At the end of the 2006 summer architectural tour, I traveled to Ljubljana, capital of Slovenia, the Balkan state where I would least likely get shot. It was a pilgrimage, not “of sorts” but a genuine pilgrimage to see the works of Jože Plečnik, the 20th century’s counterpart to Michelangelo’s Mannerism. I am awed by Plečnik’s work and consistently place him in my Top Ten. There’s little chance that he’ll be supplanted by another.
A Slovenian by birth, Plečnik studied architecture in Vienna and came under the influence of Otto Wagner and the Viennese Sezession. At the end of WWI, he was invited by Jan Masaryk, first president of the new nation of Czechoslovakia, to become the architect of Czech nationalism and aid in the conversion/adaptation of Prague Castle as the seat of the new government. Plečnik’s “interventions” there are poetic explorations of architecture’s power to engage the viewer, especially through the sense of touch. Eventually he returned to his homeland and became the de facto city architect of Ljubljana.

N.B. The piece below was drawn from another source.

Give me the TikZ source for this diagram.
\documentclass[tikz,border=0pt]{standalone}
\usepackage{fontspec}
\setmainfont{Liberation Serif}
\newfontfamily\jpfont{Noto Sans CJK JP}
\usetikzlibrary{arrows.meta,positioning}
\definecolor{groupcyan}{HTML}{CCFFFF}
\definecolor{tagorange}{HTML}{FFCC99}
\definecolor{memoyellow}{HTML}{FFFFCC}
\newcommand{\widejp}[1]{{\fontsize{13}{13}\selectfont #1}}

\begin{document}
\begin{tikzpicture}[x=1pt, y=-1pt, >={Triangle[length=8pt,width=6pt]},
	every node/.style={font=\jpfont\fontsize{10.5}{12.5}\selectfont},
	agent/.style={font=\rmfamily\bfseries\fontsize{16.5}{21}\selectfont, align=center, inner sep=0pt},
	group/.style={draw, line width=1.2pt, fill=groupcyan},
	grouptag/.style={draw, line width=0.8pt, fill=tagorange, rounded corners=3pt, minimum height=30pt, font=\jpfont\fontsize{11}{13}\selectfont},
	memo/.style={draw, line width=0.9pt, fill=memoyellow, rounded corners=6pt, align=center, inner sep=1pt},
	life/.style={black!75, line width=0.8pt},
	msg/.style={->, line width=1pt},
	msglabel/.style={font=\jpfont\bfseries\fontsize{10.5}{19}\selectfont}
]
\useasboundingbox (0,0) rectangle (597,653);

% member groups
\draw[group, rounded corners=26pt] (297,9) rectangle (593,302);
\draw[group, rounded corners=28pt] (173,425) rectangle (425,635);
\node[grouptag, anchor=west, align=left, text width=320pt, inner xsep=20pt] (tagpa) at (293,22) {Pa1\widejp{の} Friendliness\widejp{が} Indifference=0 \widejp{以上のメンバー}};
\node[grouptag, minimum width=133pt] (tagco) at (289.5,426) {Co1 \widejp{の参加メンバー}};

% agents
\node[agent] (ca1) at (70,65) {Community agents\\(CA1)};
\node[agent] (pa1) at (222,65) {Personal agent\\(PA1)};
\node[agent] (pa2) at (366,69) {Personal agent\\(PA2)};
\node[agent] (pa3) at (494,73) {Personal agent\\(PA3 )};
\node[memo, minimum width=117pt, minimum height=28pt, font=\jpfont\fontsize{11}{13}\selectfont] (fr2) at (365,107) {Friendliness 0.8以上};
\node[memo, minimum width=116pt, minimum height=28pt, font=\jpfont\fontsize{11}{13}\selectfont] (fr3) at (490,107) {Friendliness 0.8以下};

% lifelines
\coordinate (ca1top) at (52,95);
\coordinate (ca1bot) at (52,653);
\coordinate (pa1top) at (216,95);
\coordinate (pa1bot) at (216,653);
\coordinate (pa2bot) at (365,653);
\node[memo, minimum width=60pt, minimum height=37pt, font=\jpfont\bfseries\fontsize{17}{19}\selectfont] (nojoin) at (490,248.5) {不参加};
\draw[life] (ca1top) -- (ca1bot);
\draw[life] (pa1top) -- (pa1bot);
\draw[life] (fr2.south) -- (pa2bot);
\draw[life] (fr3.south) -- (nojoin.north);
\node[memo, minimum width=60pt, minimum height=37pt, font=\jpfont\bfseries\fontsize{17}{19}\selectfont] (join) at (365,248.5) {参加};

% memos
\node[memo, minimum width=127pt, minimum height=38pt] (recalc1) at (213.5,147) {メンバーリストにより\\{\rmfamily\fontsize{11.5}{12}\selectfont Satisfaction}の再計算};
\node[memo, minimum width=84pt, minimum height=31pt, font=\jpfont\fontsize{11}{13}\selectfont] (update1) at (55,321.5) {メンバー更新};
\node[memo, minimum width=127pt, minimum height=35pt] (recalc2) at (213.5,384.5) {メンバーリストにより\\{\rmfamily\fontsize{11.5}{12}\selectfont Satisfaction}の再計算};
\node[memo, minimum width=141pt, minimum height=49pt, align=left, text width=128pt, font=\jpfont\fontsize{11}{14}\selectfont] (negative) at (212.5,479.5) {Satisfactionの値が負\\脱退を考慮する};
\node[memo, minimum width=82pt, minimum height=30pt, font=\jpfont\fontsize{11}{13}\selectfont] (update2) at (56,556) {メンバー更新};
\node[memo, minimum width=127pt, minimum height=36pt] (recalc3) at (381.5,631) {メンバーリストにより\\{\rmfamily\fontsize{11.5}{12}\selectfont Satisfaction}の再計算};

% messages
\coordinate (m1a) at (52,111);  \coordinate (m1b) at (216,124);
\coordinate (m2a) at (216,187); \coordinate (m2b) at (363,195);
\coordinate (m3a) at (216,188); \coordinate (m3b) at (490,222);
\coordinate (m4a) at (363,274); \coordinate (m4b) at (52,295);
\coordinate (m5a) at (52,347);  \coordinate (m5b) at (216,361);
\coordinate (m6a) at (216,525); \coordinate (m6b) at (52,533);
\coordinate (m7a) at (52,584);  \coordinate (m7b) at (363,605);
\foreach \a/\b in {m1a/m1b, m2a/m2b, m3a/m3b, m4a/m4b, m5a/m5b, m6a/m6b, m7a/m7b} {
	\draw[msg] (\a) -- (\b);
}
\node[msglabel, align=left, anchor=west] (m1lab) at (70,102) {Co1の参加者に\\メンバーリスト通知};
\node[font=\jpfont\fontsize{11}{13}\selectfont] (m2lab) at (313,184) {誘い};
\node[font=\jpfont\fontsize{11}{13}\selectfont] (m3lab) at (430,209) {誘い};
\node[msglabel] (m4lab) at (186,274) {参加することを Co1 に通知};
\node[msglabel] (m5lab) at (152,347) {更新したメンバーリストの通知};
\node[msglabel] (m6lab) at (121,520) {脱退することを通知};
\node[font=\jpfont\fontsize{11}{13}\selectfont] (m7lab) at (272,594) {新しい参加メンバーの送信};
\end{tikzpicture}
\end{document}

That city is rich with his late art, architecture and urbanisms, such as the “Triple Bridge” and river revetments at the city center.
I could have met him, being twelve years old when he died in 1957. What was I thinking?

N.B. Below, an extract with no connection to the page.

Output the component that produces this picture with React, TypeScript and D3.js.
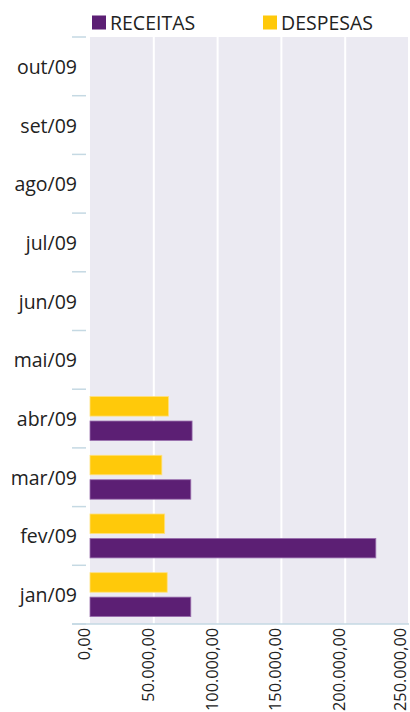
import React from "react";
import * as d3 from "d3";

const categories = ["jan/09", "fev/09", "mar/09", "abr/09", "mai/09", "jun/09", "jul/09", "ago/09", "set/09", "out/09"];
const receitas = [79000, 224000, 79000, 80000, null, null, null, null, null, null];
const despesas = [60500, 58500, 56300, 61500, null, null, null, null, null, null];
const xTicks = [0, 50000, 100000, 150000, 200000, 250000];
const seriesNames = ["RECEITAS", "DESPESAS"];
const colors = ["#5c1f74", "#ffc90a"];

const W = 410, H = 712;
const left = 90, right = 409, top = 37, bottom = 624;
const font = "'Open Sans', 'Noto Sans', sans-serif";

export default function App() {
  const x = d3.scaleLinear().domain([0, 250000]).range([left, right]);
  const y = d3.scaleBand().domain([...categories].reverse()).range([top, bottom]);
  const bw = y.bandwidth();
  const barH = bw * 0.332;
  const pad = bw * 0.126;
  const fmt = (v: number) => {
    const s = d3.format(",.2f")(v);
    return s.replace(/,/g, "#").replace(/\./g, ",").replace(/#/g, ".");
  };
  return (
    <svg width={W} height={H} style={{ position: "absolute", left: 0, top: 0 }}>
      <rect x={left} y={top} width={right - left} height={bottom - top} fill="#ebeaf2" />
      {xTicks.slice(1).map((t) => (
        <line key={t} x1={x(t)} x2={x(t)} y1={top} y2={bottom} stroke="#ffffff" strokeWidth={2} />
      ))}
      {categories.map((c, i) => {
        const y0 = y(c)!;
        const r = receitas[i];
        const d = despesas[i];
        return (
          <g key={c}>
            {d != null && (
              <rect x={x(0)} y={y0 + pad} width={x(d) - x(0)} height={barH} fill={colors[1]} stroke="#ffe07a" strokeWidth={0.8} />
            )}
            {r != null && (
              <rect x={x(0)} y={y0 + bw - pad - barH} width={x(r) - x(0)} height={barH} fill={colors[0]} stroke="#9a6fae" strokeWidth={0.8} />
            )}
          </g>
        );
      })}
      {[...categories, "__end"].map((c, i) => {
        const yy = i < categories.length ? y(c)! : bottom;
        return <line key={"t" + c} x1={72} x2={86} y1={yy} y2={yy} stroke="#c5d9e3" strokeWidth={1.5} />;
      })}
      <line x1={72} x2={right} y1={bottom} y2={bottom} stroke="#c5d9e3" strokeWidth={1.5} />
      {categories.map((c) => (
        <text key={"l" + c} x={77} y={y(c)! + bw / 2} textAnchor="end" dominantBaseline="central" fontFamily={font} fontSize={19.5} fill="#222">
          {c}
        </text>
      ))}
      {xTicks.map((t) => (
        <text key={"x" + t} transform={`translate(${Math.min(x(t) - 6, W - 10)},${628}) rotate(-90)`} textAnchor="end" dominantBaseline="central" fontFamily={font} fontSize={16.3} fill="#222">
          {fmt(t)}
        </text>
      ))}
      {seriesNames.map((s, i) => {
        const lx = i === 0 ? 92 : 263;
        return (
          <g key={s}>
            <rect x={lx} y={15.5} width={14} height={14} fill={colors[i]} />
            <text x={lx + 18} y={29.5} fontFamily={font} fontSize={19.5} fill="#222">
              {s}
            </text>
          </g>
        );
      })}
    </svg>
  );
}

My friend Crazy Richard needs to see this stuff, too.
Saturated—but ready to go again for another immersion in one of the finest architects that the 20th century had to offer—I boarded a train for the return trip across the Karst, the windswept plain stretching between Ljubljana and Trieste. It was a sleepy afternoon ride, and as I dozed the Slovenian countryside inched slowly by, small towns and villages along the rail line. In one of those unremarkable, subliminal hazes, the passing of vernacular forms inspired some harmless doodling. Very soon, before we even reached the border and customs control, I’d sketched a home that might have fit that scruffy Slavic landscape. The idea stuck and got refined on the rest of the journey home. I think it’s not a bad house, though one more atuned to a hot semi-arid site. But I also wonder now, seven years later, whether it could be adapted to Agincourt and vicinity. Dr Bob warned me about moving there, so this is just fiction. Really.
The idea was connected pavilions, good enough I suppose and influenced more by Lou Kahn than Plečnik. But the twist I’ve enjoyed is eliminating the names of rooms—nouns—in favor of verbs: defining and delineating spaces by the things we do in them. Or is it what they do for us? It seems to me a better way to think about domesticity.
Oh, by the way, I feel somewhat vindicated by a new book on the houses of Lou Kahn. You should buy it and learn about Kahn through a series of under-reported and under-appreciated single-family homes he designed throughout his career.